Required work → Keep only the lines where "this" appears.

Excerpted data →
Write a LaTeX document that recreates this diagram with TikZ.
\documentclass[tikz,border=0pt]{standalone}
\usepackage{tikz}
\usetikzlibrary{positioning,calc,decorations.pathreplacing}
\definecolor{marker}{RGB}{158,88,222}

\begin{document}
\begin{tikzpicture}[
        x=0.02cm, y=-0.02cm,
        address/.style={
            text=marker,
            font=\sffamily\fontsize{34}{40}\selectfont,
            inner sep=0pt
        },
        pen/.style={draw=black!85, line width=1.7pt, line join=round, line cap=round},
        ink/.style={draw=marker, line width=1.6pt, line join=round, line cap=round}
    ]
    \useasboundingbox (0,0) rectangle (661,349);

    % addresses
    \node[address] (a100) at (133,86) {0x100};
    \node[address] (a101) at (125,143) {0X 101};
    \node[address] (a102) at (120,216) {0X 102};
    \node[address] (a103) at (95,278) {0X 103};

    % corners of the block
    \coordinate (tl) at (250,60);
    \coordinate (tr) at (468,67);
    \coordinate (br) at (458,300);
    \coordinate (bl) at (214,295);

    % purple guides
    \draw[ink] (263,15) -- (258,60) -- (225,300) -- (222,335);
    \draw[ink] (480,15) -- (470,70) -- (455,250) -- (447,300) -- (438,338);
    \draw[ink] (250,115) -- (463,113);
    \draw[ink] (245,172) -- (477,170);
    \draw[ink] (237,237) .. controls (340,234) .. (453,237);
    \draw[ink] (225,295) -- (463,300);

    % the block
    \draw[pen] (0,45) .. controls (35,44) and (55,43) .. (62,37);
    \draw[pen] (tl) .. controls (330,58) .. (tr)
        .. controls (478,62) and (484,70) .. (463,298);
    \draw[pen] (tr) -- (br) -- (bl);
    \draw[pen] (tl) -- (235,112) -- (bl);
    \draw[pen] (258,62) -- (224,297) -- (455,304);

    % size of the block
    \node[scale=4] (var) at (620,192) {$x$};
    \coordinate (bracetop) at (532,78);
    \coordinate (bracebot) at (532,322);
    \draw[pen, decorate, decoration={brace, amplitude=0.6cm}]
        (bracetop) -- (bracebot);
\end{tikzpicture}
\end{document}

---

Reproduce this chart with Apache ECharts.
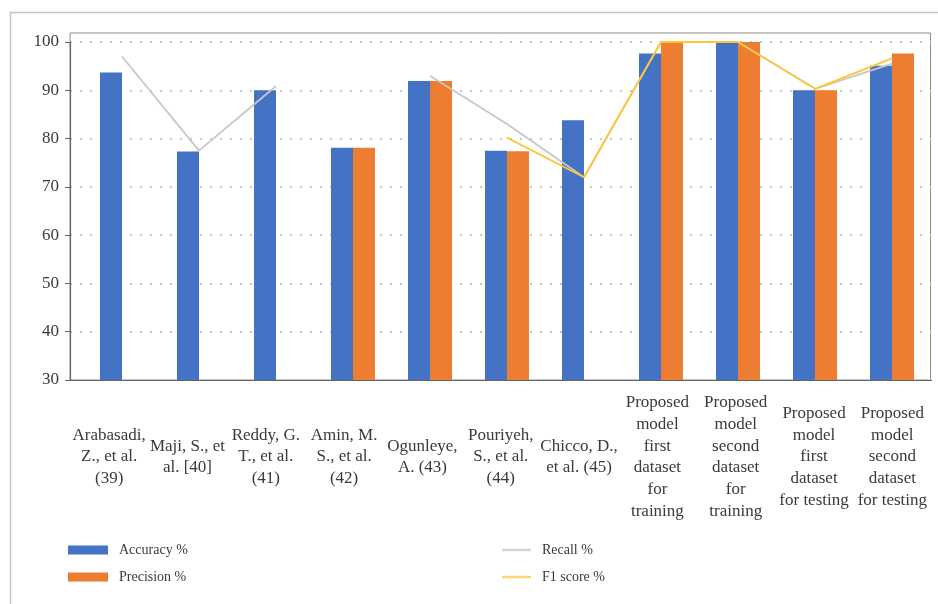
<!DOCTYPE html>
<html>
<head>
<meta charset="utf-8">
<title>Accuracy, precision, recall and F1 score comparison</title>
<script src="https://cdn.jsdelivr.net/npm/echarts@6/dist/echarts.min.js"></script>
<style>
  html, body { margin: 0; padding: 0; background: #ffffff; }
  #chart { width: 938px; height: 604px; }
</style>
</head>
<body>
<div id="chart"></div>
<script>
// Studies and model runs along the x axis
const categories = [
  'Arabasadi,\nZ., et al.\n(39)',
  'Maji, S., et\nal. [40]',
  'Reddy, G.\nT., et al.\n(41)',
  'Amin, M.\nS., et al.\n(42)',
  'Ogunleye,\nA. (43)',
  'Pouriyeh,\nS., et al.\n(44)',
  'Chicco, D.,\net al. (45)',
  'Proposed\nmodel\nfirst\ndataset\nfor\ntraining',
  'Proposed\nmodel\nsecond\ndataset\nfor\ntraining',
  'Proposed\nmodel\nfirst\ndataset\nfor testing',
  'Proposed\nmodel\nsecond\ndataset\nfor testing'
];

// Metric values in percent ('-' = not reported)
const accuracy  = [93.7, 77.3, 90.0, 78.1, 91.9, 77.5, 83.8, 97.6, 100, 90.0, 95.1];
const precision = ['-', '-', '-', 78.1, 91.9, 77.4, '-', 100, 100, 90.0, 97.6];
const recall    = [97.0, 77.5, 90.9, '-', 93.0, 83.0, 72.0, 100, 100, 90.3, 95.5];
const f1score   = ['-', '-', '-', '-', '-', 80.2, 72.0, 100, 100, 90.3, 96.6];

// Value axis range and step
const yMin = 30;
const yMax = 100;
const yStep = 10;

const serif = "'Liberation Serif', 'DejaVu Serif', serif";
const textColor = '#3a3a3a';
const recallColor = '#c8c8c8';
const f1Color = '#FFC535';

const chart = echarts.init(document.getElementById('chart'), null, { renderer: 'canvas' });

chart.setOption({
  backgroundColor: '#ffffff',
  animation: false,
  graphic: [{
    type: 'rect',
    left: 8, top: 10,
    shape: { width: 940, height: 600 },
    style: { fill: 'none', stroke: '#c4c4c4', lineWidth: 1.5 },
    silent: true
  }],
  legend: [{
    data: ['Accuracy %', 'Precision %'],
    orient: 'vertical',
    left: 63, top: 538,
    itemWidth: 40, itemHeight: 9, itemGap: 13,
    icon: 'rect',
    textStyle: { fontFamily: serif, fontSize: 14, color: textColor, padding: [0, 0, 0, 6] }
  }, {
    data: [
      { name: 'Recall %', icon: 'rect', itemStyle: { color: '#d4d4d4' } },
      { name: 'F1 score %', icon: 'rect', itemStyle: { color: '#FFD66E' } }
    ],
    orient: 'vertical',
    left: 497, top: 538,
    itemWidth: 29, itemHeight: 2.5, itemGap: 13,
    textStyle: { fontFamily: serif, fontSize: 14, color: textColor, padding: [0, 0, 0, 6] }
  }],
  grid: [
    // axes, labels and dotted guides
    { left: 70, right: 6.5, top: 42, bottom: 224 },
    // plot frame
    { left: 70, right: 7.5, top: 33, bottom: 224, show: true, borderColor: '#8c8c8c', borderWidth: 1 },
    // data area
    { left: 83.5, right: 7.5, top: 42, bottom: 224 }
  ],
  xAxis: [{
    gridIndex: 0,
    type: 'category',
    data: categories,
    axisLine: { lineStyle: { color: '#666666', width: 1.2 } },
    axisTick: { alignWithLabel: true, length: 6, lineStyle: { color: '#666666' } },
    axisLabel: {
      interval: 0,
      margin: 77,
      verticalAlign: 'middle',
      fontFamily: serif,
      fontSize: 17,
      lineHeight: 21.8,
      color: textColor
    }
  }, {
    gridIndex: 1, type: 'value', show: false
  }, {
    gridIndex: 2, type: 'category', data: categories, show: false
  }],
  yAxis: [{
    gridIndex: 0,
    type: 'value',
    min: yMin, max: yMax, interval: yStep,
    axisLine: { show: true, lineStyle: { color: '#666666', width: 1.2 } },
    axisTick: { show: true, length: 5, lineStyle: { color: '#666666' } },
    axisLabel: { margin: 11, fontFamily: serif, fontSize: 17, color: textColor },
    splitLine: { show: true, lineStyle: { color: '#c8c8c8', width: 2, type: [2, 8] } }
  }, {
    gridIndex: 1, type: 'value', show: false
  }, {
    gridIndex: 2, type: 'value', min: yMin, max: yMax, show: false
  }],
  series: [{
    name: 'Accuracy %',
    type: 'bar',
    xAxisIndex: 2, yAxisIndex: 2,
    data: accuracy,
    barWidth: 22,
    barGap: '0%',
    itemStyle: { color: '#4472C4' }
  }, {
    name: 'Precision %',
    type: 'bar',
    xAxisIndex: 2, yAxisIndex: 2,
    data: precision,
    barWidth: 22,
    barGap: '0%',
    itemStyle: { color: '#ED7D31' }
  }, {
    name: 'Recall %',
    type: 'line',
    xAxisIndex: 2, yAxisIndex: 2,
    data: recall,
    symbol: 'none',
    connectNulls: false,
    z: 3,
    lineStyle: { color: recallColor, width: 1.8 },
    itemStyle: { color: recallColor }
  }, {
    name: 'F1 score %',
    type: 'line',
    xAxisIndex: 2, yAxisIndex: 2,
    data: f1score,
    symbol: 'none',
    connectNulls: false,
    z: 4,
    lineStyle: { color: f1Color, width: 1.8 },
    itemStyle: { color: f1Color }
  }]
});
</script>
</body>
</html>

Problem solution →
Write a LaTeX document that recreates this diagram with TikZ.
Reproduce this chart with Apache ECharts.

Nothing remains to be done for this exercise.